Exercise brief:
Return all entries precisely as they stand, without the images.

┌──

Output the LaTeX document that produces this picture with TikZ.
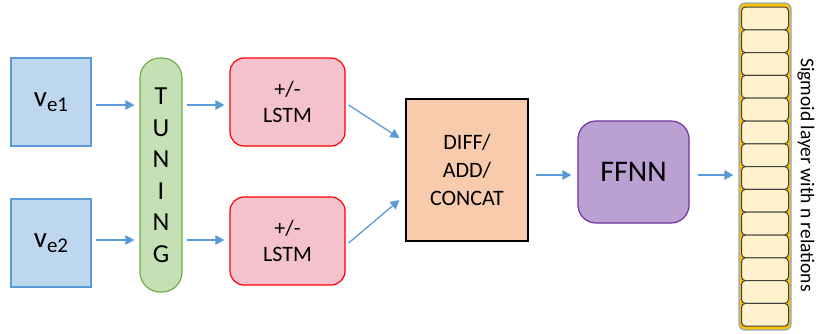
\documentclass[tikz,border=0pt]{standalone}
\usepackage{fontspec}
\setmainfont{Carlito}
\usetikzlibrary{arrows.meta,calc}
\definecolor{bfill}{HTML}{BDD7EE}
\definecolor{bdraw}{HTML}{5B9BD5}
\definecolor{gfill}{HTML}{C5E0B4}
\definecolor{gdraw}{HTML}{70AD47}
\definecolor{pfill}{HTML}{F4C2CC}
\definecolor{pdraw}{HTML}{FF0000}
\definecolor{ofill}{HTML}{F8CBAD}
\definecolor{vfill}{HTML}{BBA0D3}
\definecolor{vdraw}{HTML}{7030A0}
\definecolor{cfill}{HTML}{FFF2CC}
\definecolor{cdraw}{HTML}{404040}
\definecolor{sorange}{HTML}{FFC000}
\definecolor{sframe}{HTML}{8FAAC4}
\definecolor{arrc}{HTML}{5B9BD5}
\tikzset{
  inbox/.style={draw=bdraw, fill=bfill, line width=1.2pt, minimum width=80pt, minimum height=88pt, inner sep=0pt},
  tunebox/.style={draw=gdraw, fill=gfill, line width=1.2pt, rounded corners=20pt, minimum width=42pt, minimum height=234pt, inner sep=0pt, align=center, font=\fontsize{26}{31.5}\selectfont},
  lstmbox/.style={draw=pdraw, fill=pfill, line width=1.2pt, rounded corners=14pt, minimum width=115pt, minimum height=88pt, inner sep=0pt, align=center, font=\fontsize{22}{26}\selectfont},
  combox/.style={draw=black, fill=ofill, line width=1.2pt, minimum width=122pt, minimum height=142pt, inner sep=0pt, align=center, font=\fontsize{22}{28}\selectfont},
  ffbox/.style={draw=vdraw, fill=vfill, line width=1.2pt, rounded corners=18pt, minimum width=111pt, minimum height=102pt, inner sep=0pt, font=\fontsize{30}{32}\selectfont},
  cellbox/.style={draw=cdraw, fill=cfill, line width=1pt, rounded corners=4pt, minimum width=47pt, minimum height=22.8pt, inner sep=0pt},
  arr/.style={draw=arrc, line width=1.3pt, -{Triangle[length=9pt,width=9.5pt]}},
}
\begin{document}
\begin{tikzpicture}[x=1pt,y=-1pt]
\useasboundingbox (0,0) rectangle (817,333);
% inputs
\node[inbox] (ve1) at (51,102) {\fontsize{29}{30}\selectfont v\raisebox{-0.35ex}{\fontsize{21}{21}\selectfont e1}};
\node[inbox] (ve2) at (51,243) {\fontsize{29}{30}\selectfont v\raisebox{-0.35ex}{\fontsize{21}{21}\selectfont e2}};
% tuning
\node[tunebox] (tun) at (161,175) {T\\U\\N\\I\\N\\G};
% lstm
\node[lstmbox] (l1) at (287.5,102) {+/-\\LSTM};
\node[lstmbox] (l2) at (287.5,241) {+/-\\LSTM};
% combine
\node[combox] (cmb) at (467,170) {DIFF/\\ADD/\\CONCAT};
% ffnn
\node[ffbox] (ff) at (633.5,172) {FFNN};
% sigmoid
\node[draw=sframe, fill=sorange, line width=1.2pt, rounded corners=6pt, minimum width=52pt, minimum height=327pt, inner sep=0pt] (sig) at (765,166.5) {};
\foreach \i in {0,...,13}{
  \node[cellbox] (c\i) at (765,{18.4+22.8*\i}) {};
}
\node[rotate=-90, font=\fontsize{19.5}{21}\selectfont] (siglab) at (806,175) {Sigmoid layer with n relations};
% arrows
\draw[arr] ($(ve1.east)+(4,3)$) -- ($(tun.west |- ve1.east)+(-5,3)$);
\draw[arr] ($(ve2.east)+(4,-3)$) -- ($(tun.west |- ve2.east)+(-5,-3)$);
\draw[arr] ($(tun.east |- l1.west)+(4,3)$) -- ($(l1.west)+(-5,3)$);
\draw[arr] ($(tun.east |- l2.west)+(4,-1)$) -- ($(l2.west)+(-5,-1)$);
\draw[arr] ($(l1.east)+(3,3)$) -- ($(cmb.west)+(-6,-32)$);
\draw[arr] ($(l2.east)+(3,2)$) -- ($(cmb.west)+(-6,30)$);
\draw[arr] ($(cmb.east)+(7,5)$) -- ($(ff.west)+(-6,3)$);
\draw[arr] ($(ff.east)+(8,3)$) -- ($(sig.west |- ff.east)+(-5,3)$);
\end{tikzpicture}
\end{document}
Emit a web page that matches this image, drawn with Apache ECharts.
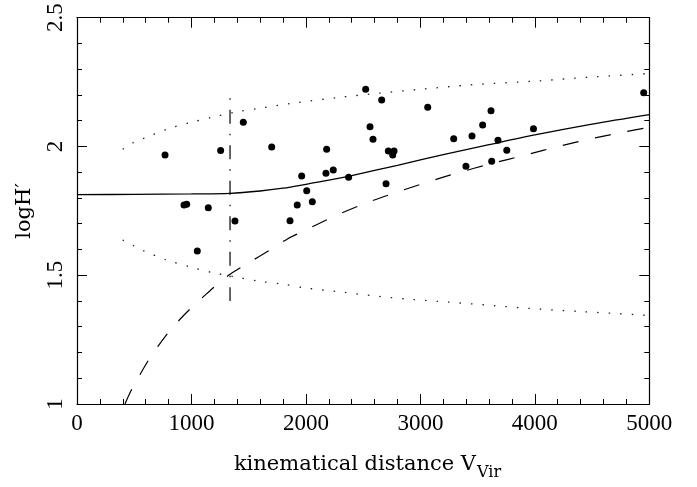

└──

Exercise result:
Output the LaTeX document that produces this picture with TikZ.
\documentclass[tikz,border=0pt]{standalone}
\usepackage{fontspec}
\setmainfont{Carlito}
\usetikzlibrary{arrows.meta,calc}
\definecolor{bfill}{HTML}{BDD7EE}
\definecolor{bdraw}{HTML}{5B9BD5}
\definecolor{gfill}{HTML}{C5E0B4}
\definecolor{gdraw}{HTML}{70AD47}
\definecolor{pfill}{HTML}{F4C2CC}
\definecolor{pdraw}{HTML}{FF0000}
\definecolor{ofill}{HTML}{F8CBAD}
\definecolor{vfill}{HTML}{BBA0D3}
\definecolor{vdraw}{HTML}{7030A0}
\definecolor{cfill}{HTML}{FFF2CC}
\definecolor{cdraw}{HTML}{404040}
\definecolor{sorange}{HTML}{FFC000}
\definecolor{sframe}{HTML}{8FAAC4}
\definecolor{arrc}{HTML}{5B9BD5}
\tikzset{
  inbox/.style={draw=bdraw, fill=bfill, line width=1.2pt, minimum width=80pt, minimum height=88pt, inner sep=0pt},
  tunebox/.style={draw=gdraw, fill=gfill, line width=1.2pt, rounded corners=20pt, minimum width=42pt, minimum height=234pt, inner sep=0pt, align=center, font=\fontsize{26}{31.5}\selectfont},
  lstmbox/.style={draw=pdraw, fill=pfill, line width=1.2pt, rounded corners=14pt, minimum width=115pt, minimum height=88pt, inner sep=0pt, align=center, font=\fontsize{22}{26}\selectfont},
  combox/.style={draw=black, fill=ofill, line width=1.2pt, minimum width=122pt, minimum height=142pt, inner sep=0pt, align=center, font=\fontsize{22}{28}\selectfont},
  ffbox/.style={draw=vdraw, fill=vfill, line width=1.2pt, rounded corners=18pt, minimum width=111pt, minimum height=102pt, inner sep=0pt, font=\fontsize{30}{32}\selectfont},
  cellbox/.style={draw=cdraw, fill=cfill, line width=1pt, rounded corners=4pt, minimum width=47pt, minimum height=22.8pt, inner sep=0pt},
  arr/.style={draw=arrc, line width=1.3pt, -{Triangle[length=9pt,width=9.5pt]}},
}
\begin{document}
\begin{tikzpicture}[x=1pt,y=-1pt]
\useasboundingbox (0,0) rectangle (817,333);
% inputs
\node[inbox] (ve1) at (51,102) {\fontsize{29}{30}\selectfont v\raisebox{-0.35ex}{\fontsize{21}{21}\selectfont e1}};
\node[inbox] (ve2) at (51,243) {\fontsize{29}{30}\selectfont v\raisebox{-0.35ex}{\fontsize{21}{21}\selectfont e2}};
% tuning
\node[tunebox] (tun) at (161,175) {T\\U\\N\\I\\N\\G};
% lstm
\node[lstmbox] (l1) at (287.5,102) {+/-\\LSTM};
\node[lstmbox] (l2) at (287.5,241) {+/-\\LSTM};
% combine
\node[combox] (cmb) at (467,170) {DIFF/\\ADD/\\CONCAT};
% ffnn
\node[ffbox] (ff) at (633.5,172) {FFNN};
% sigmoid
\node[draw=sframe, fill=sorange, line width=1.2pt, rounded corners=6pt, minimum width=52pt, minimum height=327pt, inner sep=0pt] (sig) at (765,166.5) {};
\foreach \i in {0,...,13}{
  \node[cellbox] (c\i) at (765,{18.4+22.8*\i}) {};
}
\node[rotate=-90, font=\fontsize{19.5}{21}\selectfont] (siglab) at (806,175) {Sigmoid layer with n relations};
% arrows
\draw[arr] ($(ve1.east)+(4,3)$) -- ($(tun.west |- ve1.east)+(-5,3)$);
\draw[arr] ($(ve2.east)+(4,-3)$) -- ($(tun.west |- ve2.east)+(-5,-3)$);
\draw[arr] ($(tun.east |- l1.west)+(4,3)$) -- ($(l1.west)+(-5,3)$);
\draw[arr] ($(tun.east |- l2.west)+(4,-1)$) -- ($(l2.west)+(-5,-1)$);
\draw[arr] ($(l1.east)+(3,3)$) -- ($(cmb.west)+(-6,-32)$);
\draw[arr] ($(l2.east)+(3,2)$) -- ($(cmb.west)+(-6,30)$);
\draw[arr] ($(cmb.east)+(7,5)$) -- ($(ff.west)+(-6,3)$);
\draw[arr] ($(ff.east)+(8,3)$) -- ($(sig.west |- ff.east)+(-5,3)$);
\end{tikzpicture}
\end{document}
Emit a web page that matches this image, drawn with Apache ECharts.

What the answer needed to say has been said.